From: Chris Whitwood, Deputy Leader, Yorkshire Party, Doncaster.
Whilst lacking the energy and drama of Theresa May’s recent string of U-turns, the Mayor of Doncaster’s comments on the Sheffield City Region last week represent a welcome change of tack.
A year ago, Doncaster Mayor Ros Jones described the proposals to incorporate much of South Yorkshire and north Derbyshire into a Sheffield City Region as “the best decision for Doncaster”.
It was a claim that, as Yorkshire Party candidate, I questioned during the Doncaster Mayoral election earlier this year.
In a debate at the Doncaster Chamber business conference I put it to Mrs Jones that she would be searching a long time before finding anyone who volunteered that they lived in Sheffield City Region – primarily because, in the minds of the vast majority of voters, no such place exists.
Indeed, I can think of no political system in history, in which people did not have a cultural and emotional connection, that has avoided failure.
By contrast, Yorkshire not only has the business advantage of a globally recognised brand, it also has the cultural advantage of hundreds of years of history. It was an argument to which she had no answer.
Her letter last week, in which she stated that she was “not yet fully convinced that a South Yorkshire only model for regional devolution is the best deal for Doncaster” adds another voice to those calling for a Yorkshire-wide deal – a central part of the Yorkshire Party’s manifesto both in the local and general elections.
Leader of Barnsley Council, Sir Steve Houghton, has also called for other options – including a “Yorkshire model” – to be explored.
This is by no means the final nail in the city region coffin. However, the sooner Northern Powerhouse Minister Jake Berry ceases fiddling with SCR’s corpse – like an inept ministerial Doctor Frankenstein – and, like Jones and Houghton, accepts that a whole-region devolution deal is the best choice for Yorkshire; the sooner our county, businesses and people will be able to truly flourish.

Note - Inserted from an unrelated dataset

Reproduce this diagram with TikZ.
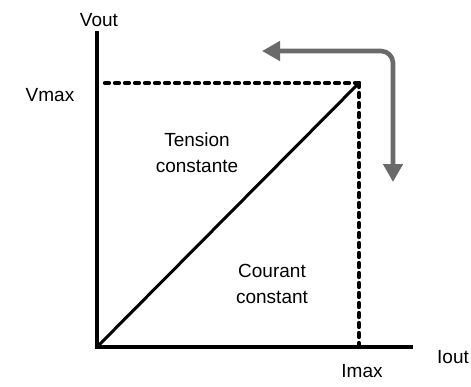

Storms could capsize Brexit
From: Don Burslam, Elm Road, Dewsbury Moor, Dewsbury.
Mr Blair’s intervention over Brexit has prompted the predictable reaction. His comments are certainly of doubtful value to the remainers.

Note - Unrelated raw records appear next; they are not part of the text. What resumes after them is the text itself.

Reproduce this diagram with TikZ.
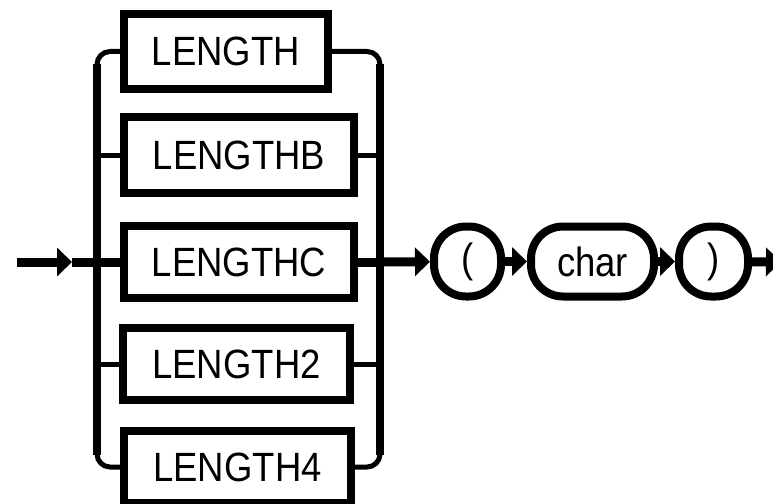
\documentclass[tikz,border=0pt]{standalone}
\usepackage{fontspec}
\usepackage{graphicx}
\setmainfont{Liberation Sans}
\usetikzlibrary{arrows.meta}
\newcommand{\tx}[1]{\scalebox{1}[1.12]{#1}}
\begin{document}
\begin{tikzpicture}[x=1pt,y=-1pt,
  kw/.style={draw, line width=8pt, rectangle, inner sep=0pt, minimum height=74pt, font=\fontsize{36.5}{40}\selectfont},
  term/.style={draw, line width=8pt, rounded corners=32pt, inner sep=0pt, minimum height=70pt, font=\fontsize{36.5}{40}\selectfont},
  main/.style={line width=9pt},
  thickrail/.style={line width=8pt},
  branch/.style={line width=5pt},
  arr/.style={-{Triangle[length=15pt,width=28pt]}}
]
\useasboundingbox (0,0) rectangle (773,503);

\node[kw, minimum width=204pt, minimum height=75pt] (l1) at (226,51.5) {\tx{LENGTH}};
\node[kw, minimum width=230pt, minimum height=76pt] (l2) at (239,155) {\tx{LENGTHB}};
\node[kw, minimum width=230pt, minimum height=72pt] (l3) at (239,262) {\tx{LENGTHC}};
\node[kw, minimum width=227pt, minimum height=72pt] (l4) at (236.5,364) {\tx{LENGTH2}};
\node[kw, minimum width=227pt, minimum height=72pt] (l5) at (237.5,467) {\tx{LENGTH4}};

\node[term, minimum width=67pt] (lp) at (467.5,261.5) {\tx{(}};
\node[term, minimum width=123pt] (ch) at (592.5,261.5) {\tx{char}};
\node[term, minimum width=69pt] (rp) at (713.5,261.5) {\tx{)}};

\coordinate (start) at (17,262);
\coordinate (tip) at (72,262);
\coordinate (jl) at (97,262);
\coordinate (jr) at (380,262);
\coordinate (end) at (781,262);

% rails
\draw[branch, rounded corners=13pt] (l1.west) -- (97,51.5) -- (97,467) -- (l5.west);
\draw[branch, rounded corners=13pt] (l1.east) -- (380,51.5) -- (380,467) -- (l5.east);
\draw[thickrail] (97,64) -- (97,455);
\draw[thickrail] (380,64) -- (380,455);

% branches
\draw[branch] (97,155) -- (l2.west);
\draw[branch] (l2.east) -- (380,155);
\draw[branch] (97,364) -- (l4.west);
\draw[branch] (l4.east) -- (380,364);

% main line
\draw[main, arr] (start) -- (tip);
\draw[main] (tip) -- (l3.west);
\draw[main] (l3.east) -- (jr);
\draw[main, arr] (jr) -- (lp);
\draw[main, arr] (lp) -- (ch);
\draw[main, arr] (ch) -- (rp);
\draw[main, arr] (rp) -- (end);
\end{tikzpicture}
\end{document}
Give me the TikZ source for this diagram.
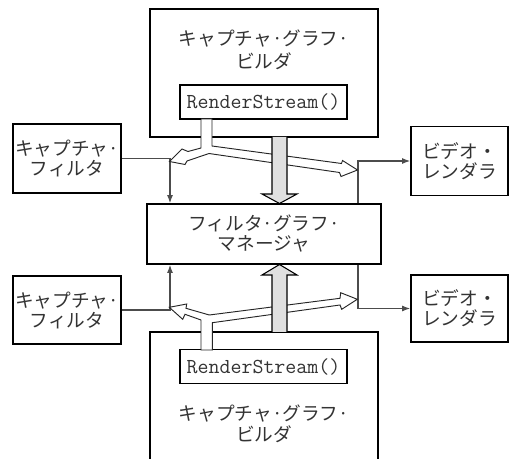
\documentclass[tikz,border=0pt]{standalone}
\usepackage{fontspec}
\newfontfamily\jp{Noto Sans CJK JP}
\usetikzlibrary{arrows.meta}

\begin{document}
\begin{tikzpicture}[x=0.75pt, y=-0.75pt]
   \tikzstyle{box}=[draw, line width=1.4pt, inner sep=0pt, text=black!80, align=center,
      font=\jp\fontsize{14}{15}\selectfont]
   \tikzstyle{func}=[box, font=\ttfamily\fontsize{16}{16}\selectfont, minimum width=125pt, minimum height=25.5pt]
   \tikzstyle{txt}=[text=black!80, align=center, inner sep=0pt]
   \tikzstyle{conn}=[draw=black!70, line width=0.8pt, -{Latex[length=6pt,width=4.5pt]}]
   \tikzstyle{hollow}=[draw=black!85, line width=0.7pt, fill=white, line join=miter]
   \tikzstyle{block}=[draw=black, line width=0.8pt, fill=black!12]

\useasboundingbox (0,0) rectangle (510,459);
\clip (0,0) rectangle (510,459);

% upper builder
\node[box, minimum width=171pt, minimum height=96pt] (tb) at (264,73) {};
\node[txt, font=\jp\fontsize{14}{17.5}\selectfont] (tbtxt) at (264,50) {キャプチャ·グラフ·\\ビルダ};
\node[func] (trs) at (263.5,102) {RenderStream()};

% filters and renderers
\node[box, minimum width=81pt, minimum height=51.75pt] (capt) at (67,158.5) {キャプチャ·\\フィルタ};
\node[box, minimum width=72.75pt, minimum height=51.75pt] (rndt) at (459.5,161) {ビデオ・\\レンダラ};
\node[box, minimum width=175.5pt, minimum height=45pt] (mgr) at (264,234) {フィルタ·グラフ·\\マネージャ};
\node[box, minimum width=81pt, minimum height=51pt] (capb) at (67,310) {キャプチャ·\\フィルタ};
\node[box, minimum width=72.75pt, minimum height=50.25pt] (rndb) at (459.5,308.5) {ビデオ・\\レンダラ};

% lower builder
\node[box, minimum width=171pt, minimum height=105pt] (bb) at (264,402) {};
\node[txt, font=\jp\fontsize{14}{15.5}\selectfont] (bbtxt) at (264,423.5) {キャプチャ·グラフ·\\ビルダ};
\node[func] (brs) at (263.5,366.5) {RenderStream()};

% data paths
\coordinate (lx) at (170,0);
\coordinate (rx) at (358,0);
\draw[conn] (capt.east) -| (lx |- mgr.north);
\draw[conn] (rx |- mgr.north) |- (rndt.west);
\draw[conn] (capb.east) -| (lx |- mgr.south);
\draw[conn] (rx |- mgr.south) |- (rndb.west);

% RenderStream() connects the pins
\draw[hollow] (201,119) -- (201,148) -- (188,151.5) -- (182,149) -- (169.5,161.5)
   -- (185,164.5) -- (187,161) -- (209,153.5) -- (339.5,172.5) -- (341,176.5)
   -- (357.5,170) -- (342.5,160.5) -- (341.5,163.5) -- (212,146) -- (212,119) -- cycle;
\draw[hollow] (201,350) -- (201,320) -- (185,314.3) -- (182.7,319.3) -- (169.3,307.3)
   -- (186.7,304) -- (186,308.3) -- (209.3,315) -- (340,298.3) -- (340.7,292.7)
   -- (357.3,299.3) -- (341.7,309.3) -- (340,305) -- (212.3,322.7) -- (212.3,350) -- cycle;

% builders talk to the manager
\draw[block] (272,137) -- (272,194) -- (262,194) -- (279.5,203.5) -- (297,194)
   -- (287,194) -- (287,137);
\draw[block] (272,332) -- (272,275) -- (262,275) -- (279.5,264.5) -- (297,275)
   -- (287,275) -- (287,332);

\end{tikzpicture}
\end{document}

Nevertheless there is a certain momentum in favour of a change in attitude to such an important decision.
When all the arguments are once more marshalled by Brexiteers, there is one thing that trumps all the arguments. That is of course the situation of the economy and there is plenty of evidence that the barometer is pointing at storms ahead.
The outlook of the multinationals is crucial in this. They are concerned at our voluntary exclusion from our closest market in favour of some ill-defined search for a mythical paradise across the seas.

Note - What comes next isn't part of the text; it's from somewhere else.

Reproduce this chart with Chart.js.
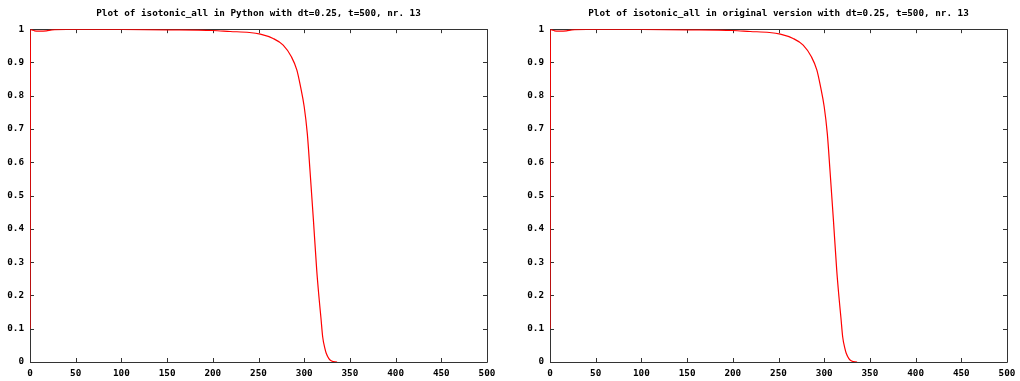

Don’t underestimate the craftiness of politicians to shuffle into a new position in relation to Europe as the direction of the wind changes.
From: D Wood, Howden.
When are the moaning EU remainers going to realise that the referendum is over and that they have lost, and stop all the mythical doom and gloom about Brexit?
We now have Tony Blair (why does anyone still listen to this self seeker?), the most discredited politician in Britain, telling us that the EU will now give us greater control over immigration if we cancel Brexit.
What a load of codswallop, this is pure fantasy.
The EU has no intention of softening its stance on the free movement of peoples, as the arrogant Michel Barnier has frequently stated.
And furthermore those of us that voted to leave would not change our minds even if they did, much too little, much too late.
Then we have the anti-Brexit, Labour-supporting rag The Guardian telling us on yesterday’s front page that secure food supplies will be threatened by Brexit. This is pure fake news.
The fact that we can buy any food that we get from the EU from many other countries like Australia, New Zealand, Canada and South Africa much cheaper and of far better quality than is produced by the totally inefficient farmers in the EU, particularly France, just goes to show how desperate the totally undemocratic remain lobby have now become.
From: ME Wright, Harrogate.
With vinyl strangely back in vogue, I have unearthed an LP by Paddy Roberts. A track L’Anglais avec son sang-froid is translated as “The Englishman with his usual bloody cold”. It contains the following verse: ‘Now the Englishman has lots of little foibles/And some of them are really past belief/For he’s still of the opinion/That the folk in each dominion/All regard him as the big white chief.’
The recording dates from the 1960s; a rather prescient anticipation of Brexit perhaps?
Salaries worth seeing again
From: Keith Wigglesworth, Highburton, Huddersfield.
As the BBC airs so many repeats, perhaps they could save money by showing its actors and presenters a photocopy of their previous year’s salaries.